▶ **DO THIS**:
All the data should be repeated exactly. Any image in it is left out.

========

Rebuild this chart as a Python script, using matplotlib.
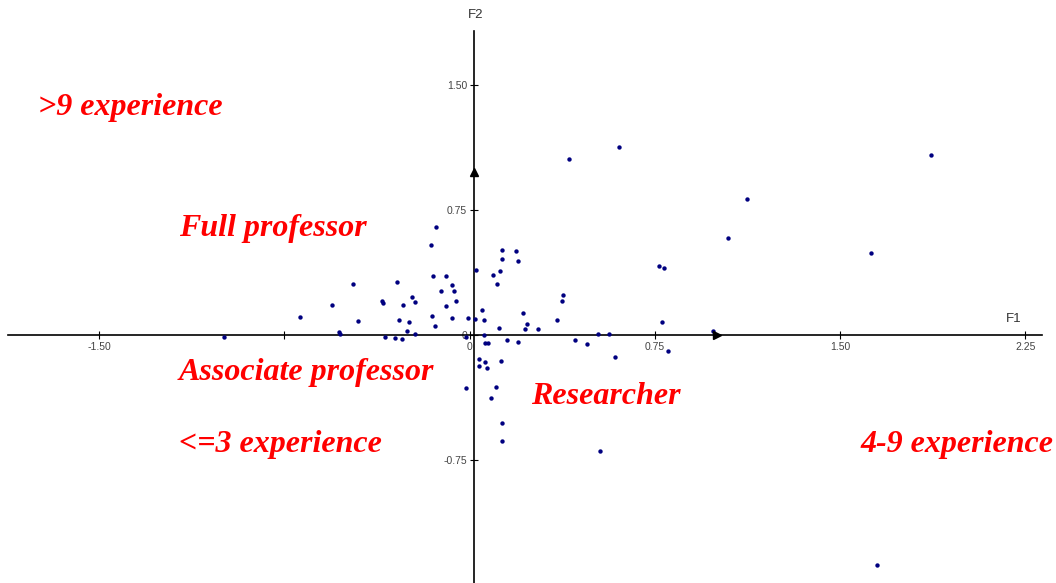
import matplotlib.pyplot as plt

# factor scores
f1 = [-0.993, -0.687, -0.555, -0.530, -0.526, -0.473, -0.451, -0.355, -0.350, -0.343,
      -0.294, -0.287, -0.302, -0.274, -0.268, -0.254, -0.244, -0.233, -0.222, -0.222,
      -0.157, -0.137, -0.147, -0.151, -0.140, -0.114, -0.094, -0.094, -0.072, -0.064,
      -0.056, -0.072, -0.014, -0.006, 0.025, 0.022, 0.049, 0.057, 0.057, 0.040,
      0.063, 0.076, 0.094, 0.111, 0.122, 0.130, 0.133, 0.118, 0.126, 0.152,
      0.187, 0.194, 0.215, 0.233, 0.226, 0.194, 0.276, 0.354, 0.426, 0.477,
      0.520, 0.564, 0.588, 0.040, 0.062, 0.071, -0.014, 0.107, 0.086, 0.133,
      0.133, 0.528, 0.403, 0.605, 1.125, 1.047, 0.767, 0.786, 0.380, 0.373,
      0.778, 0.804, 0.986, 1.867, 1.626, 1.651]
f2 = [-0.012, 0.110, 0.178, 0.018, 0.006, 0.306, 0.082, 0.204, 0.190, -0.010,
      0.318, 0.088, -0.016, -0.026, 0.180, 0.026, 0.076, 0.226, 0.196, 0.006,
      0.542, 0.650, 0.352, 0.116, 0.054, 0.266, 0.356, 0.174, 0.302, 0.266,
      0.202, 0.100, -0.010, 0.104, 0.392, 0.094, 0.150, 0.088, 0.000, -0.142,
      -0.046, -0.046, 0.358, 0.306, 0.386, 0.512, 0.454, 0.042, -0.154, -0.028,
      0.506, 0.444, 0.134, 0.066, 0.036, -0.044, 0.036, 0.088, -0.028, -0.056,
      0.006, 0.006, -0.130, -0.188, -0.164, -0.200, -0.320, -0.314, -0.378, -0.526,
      -0.634, -0.694, 1.056, 1.126, 0.816, 0.582, 0.416, 0.404, 0.242, 0.202,
      0.076, -0.096, 0.026, 1.080, 0.490, -1.382]

xticks = [-1.50, -0.75, 0, 0.75, 1.50, 2.25]
xtick_labels = ['-1.50', '', '0', '0.75', '1.50', '2.25']
yticks = [-0.75, 0, 0.75, 1.50]
ytick_labels = ['-0.75', '0', '0.75', '1.50']

# quadrant labels: text, x px, baseline y px
labels = ['>9 experience', 'Full professor', 'Associate professor',
          'Researcher', '<=3 experience', '4-9 experience']
label_x = [38, 179, 179, 531, 179, 860]
label_y = [115, 236, 380, 404, 452, 452]

W, H = 1056, 583

fig = plt.figure(figsize=(W / 100, H / 100), dpi=100)
ax = fig.add_axes([0, 0, 1, 1])
ax.set_xlim(-1.901, 2.374)
ax.set_ylim(-1.488, 2.010)

for s in ['top', 'right']:
    ax.spines[s].set_visible(False)
ax.spines['bottom'].set_position(('data', 0))
ax.spines['left'].set_position(('data', 0.018))
ax.spines['bottom'].set_bounds(-1.868, 2.318)
ax.spines['left'].set_bounds(-1.488, 1.824)
for s in ['bottom', 'left']:
    ax.spines[s].set_linewidth(1.2)

ax.set_xticks(xticks)
ax.set_xticklabels(xtick_labels)
ax.set_yticks(yticks)
ax.set_yticklabels(ytick_labels)
ax.tick_params(direction='inout', length=6, width=0.8, labelsize=7.5,
               labelcolor='#444444', pad=2)
for t in ax.get_xticklabels() + ax.get_yticklabels():
    t.set_family('Liberation Sans')

ax.scatter(f1, f2, s=10, color='#000080', linewidths=0, zorder=3)

# unit vector arrows
ax.plot([1.0], [0], marker='>', color='k', markersize=6, zorder=4)
ax.plot([0.018], [0.978], marker='^', color='k', markersize=6, zorder=4)

ax.text(476 / W, 1 - 15 / H, 'F2', transform=ax.transAxes, ha='center', va='center',
        fontsize=9.5, color='#333333', family='Liberation Sans')
ax.text(1014 / W, 1 - 319 / H, 'F1', transform=ax.transAxes, ha='center', va='center',
        fontsize=9.5, color='#333333', family='Liberation Sans')

for txt, lx, ly in zip(labels, label_x, label_y):
    ax.text(lx / W, 1 - ly / H, txt, transform=ax.transAxes, ha='left', va='baseline',
            fontsize=23, color='red', family='Liberation Serif',
            fontweight='bold', fontstyle='italic')

plt.savefig('out.png', dpi=100)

========

▶ **SOLUTION FOR THIS TASK**:
Rebuild this chart as a Python script, using matplotlib.
import matplotlib.pyplot as plt

# factor scores
f1 = [-0.993, -0.687, -0.555, -0.530, -0.526, -0.473, -0.451, -0.355, -0.350, -0.343,
      -0.294, -0.287, -0.302, -0.274, -0.268, -0.254, -0.244, -0.233, -0.222, -0.222,
      -0.157, -0.137, -0.147, -0.151, -0.140, -0.114, -0.094, -0.094, -0.072, -0.064,
      -0.056, -0.072, -0.014, -0.006, 0.025, 0.022, 0.049, 0.057, 0.057, 0.040,
      0.063, 0.076, 0.094, 0.111, 0.122, 0.130, 0.133, 0.118, 0.126, 0.152,
      0.187, 0.194, 0.215, 0.233, 0.226, 0.194, 0.276, 0.354, 0.426, 0.477,
      0.520, 0.564, 0.588, 0.040, 0.062, 0.071, -0.014, 0.107, 0.086, 0.133,
      0.133, 0.528, 0.403, 0.605, 1.125, 1.047, 0.767, 0.786, 0.380, 0.373,
      0.778, 0.804, 0.986, 1.867, 1.626, 1.651]
f2 = [-0.012, 0.110, 0.178, 0.018, 0.006, 0.306, 0.082, 0.204, 0.190, -0.010,
      0.318, 0.088, -0.016, -0.026, 0.180, 0.026, 0.076, 0.226, 0.196, 0.006,
      0.542, 0.650, 0.352, 0.116, 0.054, 0.266, 0.356, 0.174, 0.302, 0.266,
      0.202, 0.100, -0.010, 0.104, 0.392, 0.094, 0.150, 0.088, 0.000, -0.142,
      -0.046, -0.046, 0.358, 0.306, 0.386, 0.512, 0.454, 0.042, -0.154, -0.028,
      0.506, 0.444, 0.134, 0.066, 0.036, -0.044, 0.036, 0.088, -0.028, -0.056,
      0.006, 0.006, -0.130, -0.188, -0.164, -0.200, -0.320, -0.314, -0.378, -0.526,
      -0.634, -0.694, 1.056, 1.126, 0.816, 0.582, 0.416, 0.404, 0.242, 0.202,
      0.076, -0.096, 0.026, 1.080, 0.490, -1.382]

xticks = [-1.50, -0.75, 0, 0.75, 1.50, 2.25]
xtick_labels = ['-1.50', '', '0', '0.75', '1.50', '2.25']
yticks = [-0.75, 0, 0.75, 1.50]
ytick_labels = ['-0.75', '0', '0.75', '1.50']

# quadrant labels: text, x px, baseline y px
labels = ['>9 experience', 'Full professor', 'Associate professor',
          'Researcher', '<=3 experience', '4-9 experience']
label_x = [38, 179, 179, 531, 179, 860]
label_y = [115, 236, 380, 404, 452, 452]

W, H = 1056, 583

fig = plt.figure(figsize=(W / 100, H / 100), dpi=100)
ax = fig.add_axes([0, 0, 1, 1])
ax.set_xlim(-1.901, 2.374)
ax.set_ylim(-1.488, 2.010)

for s in ['top', 'right']:
    ax.spines[s].set_visible(False)
ax.spines['bottom'].set_position(('data', 0))
ax.spines['left'].set_position(('data', 0.018))
ax.spines['bottom'].set_bounds(-1.868, 2.318)
ax.spines['left'].set_bounds(-1.488, 1.824)
for s in ['bottom', 'left']:
    ax.spines[s].set_linewidth(1.2)

ax.set_xticks(xticks)
ax.set_xticklabels(xtick_labels)
ax.set_yticks(yticks)
ax.set_yticklabels(ytick_labels)
ax.tick_params(direction='inout', length=6, width=0.8, labelsize=7.5,
               labelcolor='#444444', pad=2)
for t in ax.get_xticklabels() + ax.get_yticklabels():
    t.set_family('Liberation Sans')

ax.scatter(f1, f2, s=10, color='#000080', linewidths=0, zorder=3)

# unit vector arrows
ax.plot([1.0], [0], marker='>', color='k', markersize=6, zorder=4)
ax.plot([0.018], [0.978], marker='^', color='k', markersize=6, zorder=4)

ax.text(476 / W, 1 - 15 / H, 'F2', transform=ax.transAxes, ha='center', va='center',
        fontsize=9.5, color='#333333', family='Liberation Sans')
ax.text(1014 / W, 1 - 319 / H, 'F1', transform=ax.transAxes, ha='center', va='center',
        fontsize=9.5, color='#333333', family='Liberation Sans')

for txt, lx, ly in zip(labels, label_x, label_y):
    ax.text(lx / W, 1 - ly / H, txt, transform=ax.transAxes, ha='left', va='baseline',
            fontsize=23, color='red', family='Liberation Serif',
            fontweight='bold', fontstyle='italic')

plt.savefig('out.png', dpi=100)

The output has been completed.